Peas and beans add height and colour in the garden, as long as they get the right support when they start climbing, writes JANE POWERS.
IS THIS A twiner? A grasper? A leaner? Or maybe it’s a scrambler or a clinger? These are the questions that should be asked of every climbing plant before we give it a home in the garden. The way that a plant with lofty intentions travels upwards is just as important as all its other attributes: leaves, flowers, size, vigour, and the kind of soil and conditions it likes.
The first time I grew sweet pea, I constructed a wigwam from shiny new bamboos and carefully planted some sweet pea at its feet. And then I waited for the tendrils to hoist the stems up, up and away in my beautiful bamboos.
However, the poles were so glossy that they offered no toehold at all for the little questing threads snaking out from the base of each leaf. Instead, some of the plantlets tied themselves together with their slender laces, while others grabbed onto other bits of vegetation and went off on journeys of their own design. What they needed was something to latch onto that was a suitable texture and proportion for their flimsy filaments. And, yes, I realise that this may seem like an inordinate amount of tendril talk, but sometimes it’s necessary to look at plants at a macro level in order to understand them. Sweet pea cannot easily clamber up a smooth surface – no more than we could shimmy up a greased pole. All they need is a little help in getting started: a twiggy morsel of birch for each plant, or a web of hairy string wrapped around the canes, or a bit of netting.
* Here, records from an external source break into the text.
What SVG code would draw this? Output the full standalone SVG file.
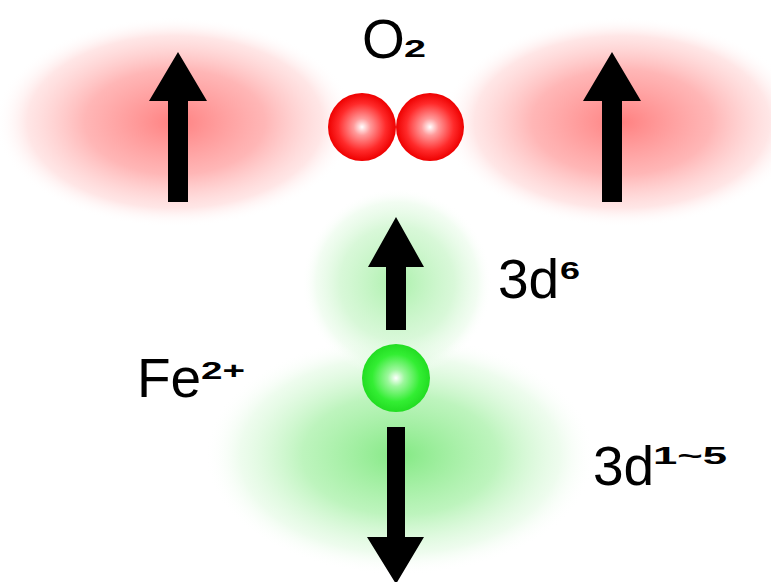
<svg xmlns="http://www.w3.org/2000/svg" width="771" height="582" viewBox="0 0 771 582">
<defs>
<radialGradient id="redCloud" cx="0.5" cy="0.5" r="0.5">
<stop offset="0" stop-color="#ff7a7a" stop-opacity="0.95"/>
<stop offset="0.5" stop-color="#ff9a9a" stop-opacity="0.72"/>
<stop offset="0.82" stop-color="#ffc4c4" stop-opacity="0.42"/>
<stop offset="1" stop-color="#ffffff" stop-opacity="0"/>
</radialGradient>
<radialGradient id="greenCloud" cx="0.5" cy="0.5" r="0.5">
<stop offset="0" stop-color="#7ee87e" stop-opacity="0.95"/>
<stop offset="0.5" stop-color="#a4f0a4" stop-opacity="0.72"/>
<stop offset="0.82" stop-color="#d6f8d6" stop-opacity="0.42"/>
<stop offset="1" stop-color="#ffffff" stop-opacity="0"/>
</radialGradient>
<radialGradient id="greenCloud2" cx="0.5" cy="0.5" r="0.5">
<stop offset="0" stop-color="#a8f0a8" stop-opacity="0.95"/>
<stop offset="0.6" stop-color="#c8f5c8" stop-opacity="0.7"/>
<stop offset="0.85" stop-color="#e2fae2" stop-opacity="0.45"/>
<stop offset="1" stop-color="#ffffff" stop-opacity="0"/>
</radialGradient>
<radialGradient id="redBall" cx="0.5" cy="0.5" r="0.5">
<stop offset="0" stop-color="#ffffff"/>
<stop offset="0.25" stop-color="#ff9a9a"/>
<stop offset="0.7" stop-color="#ff2a2a"/>
<stop offset="1" stop-color="#ee0000"/>
</radialGradient>
<radialGradient id="greenBall" cx="0.5" cy="0.5" r="0.5">
<stop offset="0" stop-color="#ffffff"/>
<stop offset="0.25" stop-color="#9cf79c"/>
<stop offset="0.7" stop-color="#33ee33"/>
<stop offset="1" stop-color="#22dd22"/>
</radialGradient>
<style>
.lbl{font-family:"Liberation Sans",Arial,sans-serif;fill:#000;font-size:55px}
.sup{font-family:"Liberation Sans",Arial,sans-serif;fill:#000;font-size:23px;font-weight:bold}
.arrow{fill:#000}
</style>
</defs>
<rect width="771" height="582" fill="#ffffff"/>
<g id="cloud-left-red"><ellipse cx="175" cy="122" rx="180" ry="105" fill="url(#redCloud)"/></g>
<g id="cloud-right-red"><ellipse cx="622" cy="122" rx="180" ry="105" fill="url(#redCloud)"/></g>
<g id="cloud-lower-green"><ellipse cx="400" cy="455" rx="195" ry="120" fill="url(#greenCloud)"/></g>
<g id="cloud-upper-green"><ellipse cx="397" cy="283" rx="95" ry="95" fill="url(#greenCloud2)"/></g>
<g id="o2">
<circle cx="362" cy="127" r="34" fill="url(#redBall)"/>
<circle cx="430" cy="127" r="34" fill="url(#redBall)"/>
<text class="lbl" x="362" y="58" font-size="52">O</text>
<text class="sup" x="404" y="57" textLength="22" lengthAdjust="spacingAndGlyphs">2</text>
</g>
<g id="fe">
<circle cx="396" cy="378" r="34" fill="url(#greenBall)"/>
<text class="lbl" x="137" y="397">Fe</text>
<text class="sup" x="201" y="379" textLength="44" lengthAdjust="spacingAndGlyphs">2+</text>
</g>
<g id="label-3d6">
<text class="lbl" x="498" y="298">3d</text>
<text class="sup" x="560" y="279" textLength="20" lengthAdjust="spacingAndGlyphs">6</text>
</g>
<g id="label-3d15">
<text class="lbl" x="593" y="485">3d</text>
<text class="sup" x="653" y="464" textLength="74" lengthAdjust="spacingAndGlyphs">1~5</text>
</g>
<g id="connectors">
<polygon class="arrow" points="168,202 188,202 188,101 207,101 178,52 149,101 168,101"/>
<polygon class="arrow" points="602,202 622,202 622,101 641,101 612,52 583,101 602,101"/>
<polygon class="arrow" points="386,330 406,330 406,267 424,267 396,217 368,267 386,267"/>
<polygon class="arrow" points="387,427 405,427 405,537 424,537 396,584 367,537 387,537"/>
</g>
</svg>
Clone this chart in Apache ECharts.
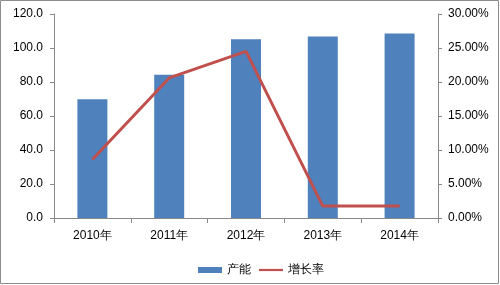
<!DOCTYPE html>
<html><head><meta charset="utf-8">
<script src="https://cdn.jsdelivr.net/npm/echarts@6/dist/echarts.min.js"></script>
<style>html,body{margin:0;padding:0;background:#fff}#c{width:500px;height:285px}</style>
</head><body><div id="c"></div>
<script>
var categories = ['2010年', '2011年', '2012年', '2013年', '2014年'];
var capacity = [69.8, 84.3, 105.1, 106.7, 108.6];
var growth = [8.6, 20.6, 24.5, 1.75, 1.75];
var seriesNames = ['产能', '增长率'];

var chart = echarts.init(document.getElementById('c'), null, {renderer: 'canvas'});
var font = 'Liberation Sans, Arial, sans-serif';
chart.setOption({
  animation: false,
  backgroundColor: '#fff',
  graphic: [{type: 'rect', shape: {x: 0.5, y: 0.5, width: 498, height: 283}, style: {fill: 'none', stroke: '#8c8c8c', lineWidth: 1}}],
  grid: {left: 54, right: 62, top: 14, bottom: 67},
  legend: {
    top: 259, left: 193, itemGap: 8, itemWidth: 24, itemHeight: 6,
    textStyle: {fontFamily: font, fontSize: 12, color: '#000'},
    data: [
      {name: seriesNames[0], icon: 'rect'},
      {name: seriesNames[1], icon: 'path://M0,0 L24,0 L24,2.2 L0,2.2 Z', itemStyle: {color: '#C0504D'}}
    ]
  },
  xAxis: {
    type: 'category', data: categories,
    axisLine: {lineStyle: {color: '#888'}},
    axisTick: {show: true, length: 5, lineStyle: {color: '#888'}},
    axisLabel: {fontFamily: font, fontSize: 12, color: '#000', margin: 12}
  },
  yAxis: [{
    type: 'value', min: 0, max: 120, interval: 20,
    axisLine: {show: true, lineStyle: {color: '#888'}},
    axisTick: {show: true, length: 4, lineStyle: {color: '#888'}},
    splitLine: {show: false},
    axisLabel: {fontFamily: font, fontSize: 12, color: '#000', margin: 11, formatter: function (v) { return v.toFixed(1); }}
  }, {
    type: 'value', min: 0, max: 30, interval: 5, position: 'right',
    axisLine: {show: true, lineStyle: {color: '#888'}},
    axisTick: {show: true, length: 4, lineStyle: {color: '#888'}},
    splitLine: {show: false},
    axisLabel: {fontFamily: font, fontSize: 12, color: '#000', margin: 10, formatter: function (v) { return v.toFixed(2) + '%'; }}
  }],
  series: [{
    name: seriesNames[0], type: 'bar', data: capacity, barWidth: 30,
    itemStyle: {color: '#4F81BD'}
  }, {
    name: seriesNames[1], type: 'line', yAxisIndex: 1, data: growth,
    symbol: 'none', lineStyle: {color: '#C0504D', width: 3}, itemStyle: {color: '#C0504D'}
  }]
});
</script></body></html>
Sweet pea is the quintessential summer climber. Its impact is all the more potent because its sugary perfume – like all scent – bypasses the rational part of the brain, and heads straight for the limbic system, which generates emotions and memories. It has been with us as a garden plant for more than 300 years, when – the story goes – one of its first admirers, a Sicilian monk named Cupani, sent seeds to England and Holland.
The runner bean, although scentless, has a history that is even more venerable than that of the sweet pea. It has been grown as a food crop in south America for 2,000 years, and was probably brought to Europe in 1493 by Christopher Columbus. It was first introduced as an ornamental plant, because of its jewel-like vermilion flowers and its ability to quickly clothe an arbour with shade-giving leaves. Philip Miller in the 1754 edition of his Gardeners Dictionaryextols its virtues as an urban plant: "It will thrive very well in the City, the smoke of the Sea-coal being less injurious to this Plant than most others". He's right, it is an excellent plant for adding height to a small, town garden, provided that you give it plenty of water, and watch out for slugs and snails while it is finding its feet.
Scarlet runners (and pink and white ones, too) are among the easiest of climbers, ascending almost any kind of framework with their twining stems. Bean plants carry a huge amount of weight by the time they have ascended a couple or more metres – so they need a robust substructure. When putting up a wigwam or other frame, think of the weight of the foliage, add the weight of moisture from a bout of rain – and then add wind. I learned about this the hard way some years ago, when I found my proudly-grown and fully-fledged bean arch prostrate on the ground after a wet and breezy night.
With any climber – especially fast-growing annuals such as beans – remember that the shy infant plant with only a few frail leaves may turn into a great rugby-playing brute within a season. Other twining annuals, with less muscular growth, are the morning glories ( Ipomoea sp.) with their exotic trumpet-shaped flowers. A lesser known member of the genus is I. lobata; its elongated flowers look like a cross between Christmas lights and chilli peppers. The youngest blooms, at the top of raceme, are red, and as they age they lose pigment, fading to yellow and cream. There may be eight or 10 flowers per spike, all in different stages of their colour metamorphosis, so that a plant conveys a bunting-like effect, which gives rise to the common name: Spanish flag.
The well-named purple bell vine ( Rhodochiton atrosanguineum) is another festive climber. It hangs onto its support by looping its leaf stalks around it, in the same way that the pub goer who has drunk a little too deeply might link his (or her) elbow with the bus stop at the end of the night. It requires a fine support such as string or wire, and, because it is best seen from below, it is often grown suspended across the ceilings of conservatories or greenhouses.
Also using the leaf stalks as clinging devices is the Tropaeolumclan. Nasturtium is the best known of these, travelling epic journeys of many metres during the summer – until frost reduces its round leaves and flame-coloured flowers to mush. Its relative, the canary creeper, T. peregrinumis much daintier, with tiny, yellow, red-splashed blooms.
Both of these clamberers have minds of their own, but can usually be persuaded to attach themselves to a framework of chicken wire, if you want to hide an eyesore temporarily.
We'll talk about perennials another time, but a final climber, usually grown as an annual – but which is perennial in mild, sheltered gardens – is the Chilean glory vine ( Eccremocarpus scaber). It is a fine plant for adding colour to shrubs that flower in winter and sit there cheerlessly the rest of the year. It has tendrils, but it is also a leaner and a shover, hauling itself up through the inner branches to explode in a surprise eruption of ferny foliage and orange tubular flowers.